Maybe I would like to try collodion wet plate photography, IF I only had a camera and a lens for that purpose, and IF I had a wet plate holder for the camera, and IF I could acquire all the chemicals and stuff here in Finland, and IF I could construct some kind of portable darkroom for processing the plates, and so on…

Quite many “if”s there, when dreaming of wet plate photography! Yet, there are some very special qualities in a collodion wet plate photograph (particularly in a glass ambrotype) that you can’t find in any other photographic image. I guess the success in the process is very much dependent on the photographer’s chemistry and darkroom skills. You expose the final plates in camera, so you need to use a large format camera to get large format images. Plus, if you want to create something noteworthy with the process, you will have to be an artist as well… 😉

Anyway, I added the “Ambrotype” tag on the sidebar, with intent on giving the wet plate process a try. I’ll be doing this now and then, and between other tasks. I have already ordered some chemicals from a Finnish supplier and Artcraft Chemicals from USA.

But first things first – I have to make sure that my camera suits wet plate working. I have an older Tachihara 8×10″ wooden view camera, no lens. The camera should be just fine for starting wet plate work, and maybe I could build a lens myself for the first tests.

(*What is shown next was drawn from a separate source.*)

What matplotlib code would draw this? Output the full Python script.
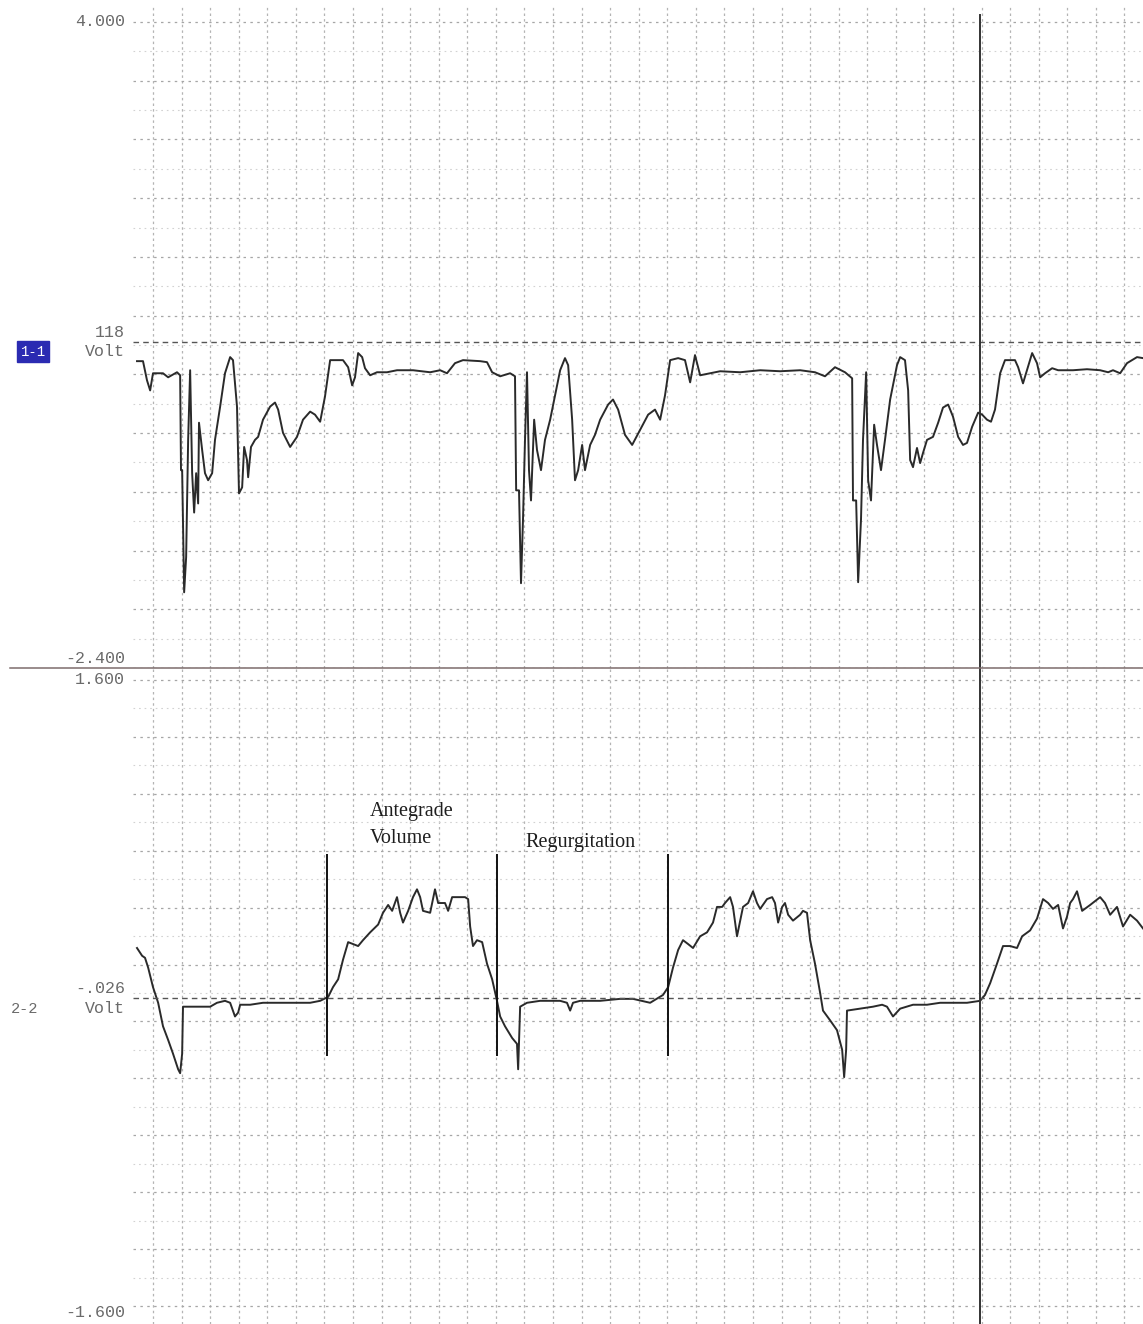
import numpy as np
import matplotlib
matplotlib.use("Agg")
import matplotlib.pyplot as plt
from matplotlib.lines import Line2D
from matplotlib.ticker import MultipleLocator
from matplotlib.transforms import blended_transform_factory

# ---- channel 1 (pressure-type signal), time in ms, value in volts ----
t_ch1 = [14, 35, 49, 60, 70, 105, 123, 154, 165, 168, 172, 179, 186, 193, 200, 207, 214, 221, 228, 231,
         242, 252, 263, 277, 287, 305, 322, 340, 350, 364, 371, 382, 389, 399, 403, 413, 427, 438, 455, 480,
         497, 508, 525, 550, 574, 595, 620, 637, 655, 672, 690, 707, 735, 753, 767, 777, 788, 802, 812, 830,
         854, 889, 924, 980, 1040, 1075, 1099, 1127, 1155, 1215, 1239, 1257, 1285, 1320, 1337,
         1341, 1351, 1358, 1365, 1372, 1379, 1386, 1393, 1404, 1414, 1428, 1442, 1460, 1477, 1495, 1512,
         1523, 1537, 1547, 1558, 1572, 1582, 1600, 1617, 1635, 1663, 1680, 1698, 1722, 1747, 1775, 1803,
         1827, 1845, 1862, 1880, 1908, 1932, 1950, 1967, 1985, 2020, 2055, 2125, 2195, 2265, 2335, 2387,
         2422, 2457, 2492, 2517,
         2520, 2531, 2538, 2548, 2555, 2566, 2573, 2583, 2594, 2604, 2618, 2632, 2650, 2674, 2685, 2702,
         2713, 2720, 2730, 2744, 2755, 2765, 2779, 2800, 2818, 2835, 2853, 2870, 2888, 2905, 2919, 2937,
         2958, 2972, 2989, 3003, 3017, 3035, 3052, 3087, 3098, 3115, 3129, 3147, 3164, 3175, 3192, 3217,
         3238, 3290, 3339, 3385, 3413, 3430, 3455, 3479, 3514, 3535]
v_ch1 = [0.64, 0.64, 0.45, 0.35, 0.52, 0.52, 0.48, 0.53, 0.50, -0.44, -0.44, -1.65, -1.30, -0.14, 0.55,
         -0.47, -0.86, -0.47, -0.77, 0.03, -0.24, -0.47, -0.54, -0.47, -0.14, 0.19, 0.52, 0.68, 0.65, 0.19,
         -0.67, -0.61, -0.21, -0.34, -0.51, -0.21, -0.14, -0.11, 0.06, 0.19, 0.23, 0.16, -0.07, -0.21, -0.11,
         0.06, 0.14, 0.11, 0.04, 0.29, 0.65, 0.65, 0.65, 0.58, 0.40, 0.48, 0.72, 0.68, 0.57, 0.50,
         0.53, 0.53, 0.55, 0.55, 0.53, 0.55, 0.52, 0.62, 0.65, 0.64, 0.63, 0.53, 0.49, 0.52, 0.49,
         -0.64, -0.64, -1.56, -0.93, -0.14, 0.53, -0.44, -0.74, 0.06, -0.24, -0.44, -0.14, 0.06, 0.30, 0.55,
         0.67, 0.60, 0.06, -0.54, -0.44, -0.19, -0.44, -0.19, -0.09, 0.06, 0.21, 0.26, 0.16, -0.09, -0.19,
         -0.04, 0.11, 0.16, 0.06, 0.30, 0.65, 0.67, 0.65, 0.43, 0.70, 0.50, 0.52, 0.54, 0.53, 0.55, 0.54,
         0.55, 0.53, 0.49, 0.58, 0.53, 0.47,
         -0.74, -0.74, -1.55, -0.93, -0.14, 0.53, -0.54, -0.74, 0.01, -0.19, -0.44, -0.14, 0.26, 0.60, 0.68,
         0.65, 0.35, -0.34, -0.41, -0.22, -0.37, -0.27, -0.14, -0.11, 0.03, 0.18, 0.21, 0.09, -0.11, -0.19,
         -0.17, -0.01, 0.13, 0.11, 0.06, 0.04, 0.16, 0.52, 0.65, 0.65, 0.58, 0.42, 0.55, 0.72, 0.62, 0.48,
         0.52, 0.57, 0.55, 0.55, 0.56, 0.55, 0.53, 0.55, 0.52, 0.62, 0.68, 0.67]

# ---- channel 2 (flow signal), time in ms, value in volts ----
t_ch2 = [14, 32, 42, 53, 70, 88, 105, 123, 140, 158, 165, 172, 175, 224, 270, 294, 322, 340, 357, 368,
         375, 410, 455, 515, 574, 620, 655, 683, 700, 718, 735, 753, 770, 788, 805, 830, 858, 875, 893, 907,
         924, 935, 945, 963, 980, 994, 1005, 1015, 1040, 1050, 1057, 1068, 1092, 1103, 1117, 1138, 1162,
         1173, 1180, 1190, 1204, 1222, 1239, 1257, 1274, 1285, 1302, 1327, 1344, 1348, 1355, 1379, 1425,
         1495, 1519, 1530, 1540, 1565, 1635, 1705, 1750, 1810, 1855, 1873, 1890, 1908, 1925, 1943, 1960,
         1985, 2009, 2030, 2044, 2062, 2072, 2090, 2100, 2114, 2125, 2135, 2153, 2170, 2184, 2195, 2219,
         2237, 2247, 2258, 2272, 2282, 2293, 2310, 2335, 2345, 2359, 2370, 2387, 2405, 2415, 2440, 2464,
         2482, 2489, 2496, 2499, 2545, 2590, 2622, 2639, 2660, 2685, 2730, 2779, 2825, 2870, 2919, 2965,
         2982, 3000, 3024, 3045, 3070, 3094, 3112, 3140, 3164, 3185, 3203, 3220, 3238, 3255, 3269, 3280,
         3290, 3304, 3322, 3350, 3385, 3402, 3420, 3444, 3465, 3490, 3514, 3535]
v_ch2 = [0.23, 0.19, 0.18, 0.13, 0.03, -0.05, -0.17, -0.24, -0.31, -0.39, -0.41, -0.31, -0.07, -0.07,
         -0.07, -0.05, -0.04, -0.05, -0.12, -0.10, -0.06, -0.06, -0.05, -0.05, -0.05, -0.05, -0.04, -0.02,
         0.03, 0.07, 0.17, 0.26, 0.25, 0.24, 0.27, 0.31, 0.35, 0.41, 0.45, 0.42, 0.49, 0.41, 0.36, 0.42,
         0.49, 0.53, 0.49, 0.42, 0.41, 0.48, 0.53, 0.46, 0.46, 0.42, 0.49, 0.49, 0.49, 0.48, 0.34, 0.24,
         0.27, 0.26, 0.15, 0.07, -0.04, -0.12, -0.17, -0.23, -0.26, -0.39, -0.07, -0.05, -0.04, -0.04,
         -0.05, -0.09, -0.05, -0.04, -0.04, -0.03, -0.03, -0.05, -0.01, 0.03, 0.13, 0.22, 0.27, 0.25, 0.23,
         0.29, 0.31, 0.36, 0.44, 0.44, 0.46, 0.49, 0.44, 0.29, 0.37, 0.44, 0.46, 0.52, 0.46, 0.43, 0.48,
         0.49, 0.46, 0.36, 0.44, 0.46, 0.40, 0.37, 0.40, 0.42, 0.41, 0.27, 0.15, 0.00, -0.09, -0.14, -0.19,
         -0.29, -0.43, -0.29, -0.09, -0.08, -0.07, -0.06, -0.07, -0.12, -0.08, -0.06, -0.06, -0.05, -0.05,
         -0.05, -0.04, -0.01, 0.05, 0.15, 0.24, 0.24, 0.23, 0.29, 0.32, 0.38, 0.48, 0.46, 0.43, 0.45, 0.33,
         0.39, 0.46, 0.48, 0.52, 0.42, 0.45, 0.49, 0.46, 0.40, 0.44, 0.34, 0.40, 0.37, 0.33]

# reference levels, scale ends and markers
ch1_range = (-2.4, 4.0)
ch2_range = (-1.6, 1.6)
ch1_ref = 0.83
ch2_ref = -0.026
ch1_ref_label = "118"
ch2_ref_label = "-.026"
phase_marks = [679, 1274, 1872]          # ms, start/end of forward flow and regurgitation
phase_span = (-0.32, 0.71)               # volts, extent of the phase markers
cursor_t = 2965                          # ms
t_end = 3535

GRID_COL = "#b4b4b4"
TRACE_COL = "#2a2a2a"
LABEL_FONT = "Liberation Mono"
LABEL_COL = "#6a6a6a"

W, H = 1143, 1324
fig = plt.figure(figsize=(W / 100, H / 100), dpi=100)
fig.patch.set_facecolor("white")

left = 133 / W
ax1 = fig.add_axes([left, 1 - 668 / H, 1 - left, 663 / H])
ax2 = fig.add_axes([left, 0, 1 - left, 656 / H], sharex=ax1)

# data limits chosen so each channel's scale ends sit on its outermost grid lines
px1 = (ch1_range[1] - ch1_range[0]) / 646.0
ax1.set_ylim(ch1_range[0], ch1_range[1] + 17 * px1)
px2 = (ch2_range[1] - ch2_range[0]) / 626.0
ax2.set_ylim(ch2_range[1] - 644 * px2, ch2_range[1] + 12 * px2)
ax1.set_xlim(0, t_end)

for ax, (lo, hi) in ((ax1, ch1_range), (ax2, ch2_range)):
    for s in ax.spines.values():
        s.set_visible(False)
    step = (hi - lo) / 22.0
    levels = hi - step * np.arange(23)
    ax.set_yticks(levels[::2])
    ax.set_yticks(levels[1::2], minor=True)
    ax.xaxis.set_major_locator(MultipleLocator(100, offset=70))
    ax.tick_params(which="both", length=0, labelleft=False, labelbottom=False)
    ax.grid(True, which="major", axis="y", color="#a6a6a6", lw=0.9, ls=(0, (2, 3.5)))
    ax.grid(True, which="minor", axis="y", color="#d2d2d2", lw=0.8, ls=(0, (1.5, 3.5)))
    ax.grid(True, which="major", axis="x", color=GRID_COL, lw=0.9, ls=(0, (2, 2.5)))
    ax.set_axisbelow(True)

# traces
ax1.plot(t_ch1, v_ch1, color=TRACE_COL, lw=1.4, solid_joinstyle="round")
ax2.plot(t_ch2, v_ch2, color=TRACE_COL, lw=1.4, solid_joinstyle="round")

# reference (zero) levels
ax1.axhline(ch1_ref, color="#555555", lw=1.0, ls=(0, (4, 3)))
ax2.axhline(ch2_ref, color="#555555", lw=1.0, ls=(0, (4, 3)))

# phase markers on channel 2
ax2.vlines(phase_marks, phase_span[0], phase_span[1], color="#111111", lw=1.4)

# time cursor through both channels
ax1.axvline(cursor_t, ymin=0, ymax=1 - 10 / 663, color="#333333", lw=1.4)
ax2.axvline(cursor_t, ymin=0, ymax=1, color="#333333", lw=1.4)

# separator between channels
fig.add_artist(Line2D([10 / W, 1], [1 - 668 / H] * 2, transform=fig.transFigure,
                      color="#7d6c6c", lw=1.1))

# scale labels
def scale_label(ax, y, text, dy=0):
    tr = blended_transform_factory(ax.transAxes, ax.transData)
    ax.annotate(text, xy=(-8 / 1010, y), xycoords=tr, xytext=(0, dy), textcoords="offset points",
                ha="right", va="center", fontsize=12, family=LABEL_FONT, color=LABEL_COL,
                annotation_clip=False)

scale_label(ax1, ch1_range[1], "4.000")
scale_label(ax1, ch1_ref, ch1_ref_label, 6.5)
scale_label(ax1, ch1_ref, "Volt", -7)
scale_label(ax1, ch1_range[0], "-2.400", 6.5)
scale_label(ax2, ch2_range[1], "1.600")
scale_label(ax2, ch2_ref, ch2_ref_label, 7)
scale_label(ax2, ch2_ref, "Volt", -7.5)
scale_label(ax2, ch2_range[0], "-1.600", -4.5)

# channel tags
tr1 = blended_transform_factory(fig.transFigure, ax1.transData)
ax1.annotate("1-1", xy=(33 / W, ch1_ref), xycoords=tr1, xytext=(0, -7), textcoords="offset points",
             ha="center", va="center", fontsize=10, family=LABEL_FONT, color="white",
             bbox=dict(boxstyle="square,pad=0.25", fc="#2b2bb2", ec="#2b2bb2"),
             annotation_clip=False)
tr2 = blended_transform_factory(fig.transFigure, ax2.transData)
ax2.annotate("2-2", xy=(25 / W, ch2_ref), xycoords=tr2, xytext=(0, -7.5), textcoords="offset points",
             ha="center", va="center", fontsize=11, family=LABEL_FONT, color=LABEL_COL,
             annotation_clip=False)

# phase annotations
serif = dict(family="Liberation Serif", fontsize=14.5, color="#1e1e1e", va="center", ha="left")
ax2.text(830, 0.93, "Antegrade", **serif)
ax2.text(830, 0.79, "Volume", **serif)
ax2.text(1372, 0.77, "Regurgitation", **serif)

fig.savefig("out.png", dpi=100, facecolor="white")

I also need a special plate holder; can’t use the standard 8 by 10″ film holder. But a conventional two-sided film holder can be modified by cutting an opening for a glass plate. This is just what I did to an old wooden sheet film holder.

Here’s my old wooden sheet film holder with the dark slides removed. On the left I have cut a hole out of the septum, and (on the right) inserted silver wires to each corner to hold the glass plate. I also had to make other minor modifications, because the holder’s dimensions are a bit different from modern 8×10 holders.

A few years ago, inspired by Alan Greene‘s excellent book Primitive Photography – A Guide to Making Cameras, Lenses, and Calotypes – I ordered three inexpensive positive meniscus lenses from Surplus Shed. I haven’t used the lenses since, but now, by loosely following Greene’s instructions I built two lens systems for my Tachihara; one is a single element “landscape” lens with focal length of 400 mm and aperture of F:6.7. The other one is made of two identical positive lenses, so it is a kind of symmetrical 200 mm duplet lens. These are very much prototypes, built into cardboard tubes (actually Pringles potato snack cans) painted with matte black spray. Greene recommends PVC tube for lens building, which is a good idea, but I thought I’d make some quick tests first with very simple construction.

Basic materials for building simple lens objectives for a view camera: Pringles cans with caps, cheap lenses, black foam-core, some glue, a cutting knife, and matte black spray paint.
On the left I have some building material, and on the right the finished 200mm duplet and 400mm landscape type lenses, separate interchangeable stops (made of Pringles caps) and a lens cap (which is just a coffee jar cover painted black).

Tachihara 8×10″, equipped with the 400mm lens.

Very soon I’m going to shoot some paper negative tests to see if my plate holder is light tight… and to find out how my new lenses perform!